As accounts receivable (A/R) become delinquent, your business expenses could fall behind. With every late-paying client, cash flow for payroll, rent, or other vendors falls short, threatening your company's bottom line and growth. The effectiveness of your A/R department may be one of the most important measurements to determine the success of your business.
Mastering accounts receivable and invoice management is vital for B2B companies to ensure smooth cash flow and sustainable growth.
Optimizing Accounts Receivable Processes
The best way to ensure successful cash flow is to prioritize A/R. Here are some best practices to consider:
- Create efficient processes for invoicing, setting credit policies, payment terms, and more.
- Communicate often with the client's accounts payable person or A/P department.
- State payment terms clearly in contracts or on invoices. These terms may include discounts for early or in-full payments and late fees for delinquent payments.
- Automate accounts receivable through A/R software and allow client payments to be received electronically or automatically deducted directly at regular intervals.
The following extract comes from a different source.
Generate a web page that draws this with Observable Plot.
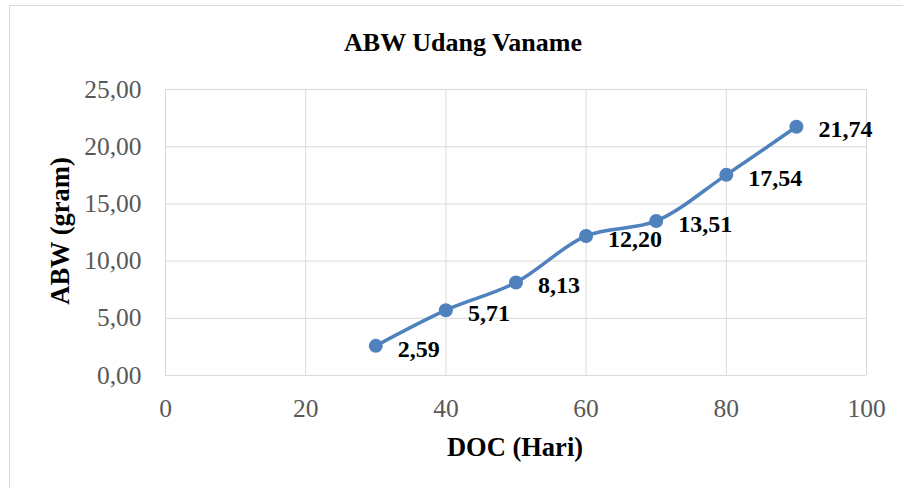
<!DOCTYPE html>
<html>
<head>
<meta charset="utf-8">
<script src="https://cdn.jsdelivr.net/npm/d3@7"></script>
<script src="https://cdn.jsdelivr.net/npm/@observablehq/plot@0.6"></script>
<style>
  html, body { margin: 0; padding: 0; background: #fff; font-family: "Liberation Serif", serif; }
  #wrap { position: relative; width: 903px; height: 488px; overflow: hidden; }
  #border { position: absolute; left: 9px; top: 5px; width: 1200px; height: 1200px; border: 1px solid #d9d9d9; box-sizing: border-box; }
  #chart { position: absolute; left: 0; top: 0; }
  .ttl { position: absolute; font-family: "Liberation Serif", serif; font-weight: bold; color: #000; line-height: 1; white-space: nowrap; transform: translate(-50%, -50%); }
  #title { left: 463px; top: 43px; font-size: 26px; }
  #xtitle { left: 515px; top: 447px; font-size: 26.5px; }
  #ytitle { left: 60px; top: 231px; font-size: 26.5px; transform: translate(-50%, -50%) rotate(-90deg); }
</style>
</head>
<body>
<div id="wrap">
  <div id="border"></div>
  <div id="chart"></div>
  <div class="ttl" id="title">ABW Udang Vaname</div>
  <div class="ttl" id="xtitle">DOC (Hari)</div>
  <div class="ttl" id="ytitle">ABW (gram)</div>
</div>
<script>
const doc = [30, 40, 50, 60, 70, 80, 90];
const abw = [2.59, 5.71, 8.13, 12.20, 13.51, 17.54, 21.74];
const xTicks = [0, 20, 40, 60, 80, 100];
const yTicks = [0, 5, 10, 15, 20, 25];

const data = doc.map((d, i) => ({doc: d, abw: abw[i]}));
const fmt = v => v.toFixed(2).replace(".", ",");
const serif = "Liberation Serif";

const chart = Plot.plot({
  width: 903,
  height: 488,
  marginLeft: 165,
  marginRight: 37,
  marginTop: 89,
  marginBottom: 113,
  style: "font-family: 'Liberation Serif', serif;",
  x: {domain: [0, 100], ticks: xTicks},
  y: {domain: [0, 25], ticks: yTicks},
  marks: [
    Plot.gridX(xTicks, {stroke: "#d9d9d9", strokeOpacity: 1, strokeWidth: 1}),
    Plot.gridY(yTicks, {stroke: "#d9d9d9", strokeOpacity: 1, strokeWidth: 1}),
    Plot.axisX(xTicks, {tickSize: 0, tickPadding: 23, fontSize: 25.5, fontFamily: serif, fill: "#595959", label: null}),
    Plot.axisY(yTicks, {tickSize: 0, tickPadding: 24, fontSize: 25.5, fontFamily: serif, fill: "#595959", label: null, tickFormat: fmt}),
    Plot.line(data, {x: "doc", y: "abw", stroke: "#4f81bd", strokeWidth: 3.5, curve: "catmull-rom"}),
    Plot.dot(data, {x: "doc", y: "abw", r: 7, fill: "#4f81bd", stroke: "none"}),
    Plot.text(data, {x: "doc", y: "abw", text: d => fmt(d.abw), dx: 22, dy: 3, textAnchor: "start", lineAnchor: "middle", fontSize: 24, fontWeight: "bold", fontFamily: serif, fill: "#000"})
  ]
});
document.getElementById("chart").appendChild(chart);
</script>
</body>
</html>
- Run aging reports regularly to determine when payments are running late.
- Establish a collections policy to decide what happens if a payment is past due.
Creating and Enforcing a Strong Collections Policy
All B2B contracts or agreements should include payment terms and statements regarding late payments. A collections policy can consist of:
- Who to contact for past-due accounts.
- How often contact is attempted.
- How many times contact is attempted before the account is sent to collections.
- When an account will be sent to collections.
- What client actions will determine immediate escalation, such as refusal to pay, non-communication, or unkept promises to pay.
Best Practices for First-Party and Third-Party Collections
It’s common for companies to handle collections in-house (first-party collections) before escalating accounts to a collections agency or law firm (third-party collections). First-party collections best practices include:
- Demand Letter: A demand letter informs the client that the account is past due and presents an opportunity to pay in full or establish payment arrangements.
- Contact: Businesses may attempt contact many times according to their collections policy when a demand letter doesn't facilitate a response.
- Escalation: Escalating the account to a third-party collections agency is the next step before a lawsuit.
Business-to-business (B2B) relationships must be handled with care. Defining your accounts receivable and collections policies will help establish boundaries to get your invoices paid faster. Too much is at stake when a payment is past due. A trustworthy B2B collections agency understands the value of business relationships and may be more successful at recovering debts.
Leveraging Technology for A/R Clean-Up and Improved Cash Flow
Instead of encountering problems with collecting from clients, use these tips to clean up your receivables and increase your cash flow:
- Use Automation: Invest in technology to help automate the accounts receivable process. At the very least, consider using calendar reminders to invoice regularly, run aging reports, and follow up on old invoices.
- Streamline Your Process: Organizing and streamlining A/R helps you proactively discover clients who aren't paying on time. You'll have a clear picture of any changes that can be made to prevent late payments.
- Keep Customer Data Current: A spreadsheet or CRM system helps maintain an updated database of customer information and accounts payable contacts. You'll know who to call if you need to follow up.
- Audit and Adjust: If your payment terms or credit policies are too lax, only you can make the necessary changes. Run audits to determine who is avoiding paying and why.
- Work with a Collections Company that Honors Your Reputation and Clients: A client who pays late may still be a good quality client with various other reasons for not paying on time. If your accounts receivable department doesn't have the resources to follow up or figure out why, it's imperative to work with a collections agency that still treats your clients well.
Efficient A/R management ensures that your business maintains liquidity, supports operational expenses, and avoids financial strain. In B2B relationships, timely payments are crucial for sustaining long-term partnerships and fostering trust between businesses.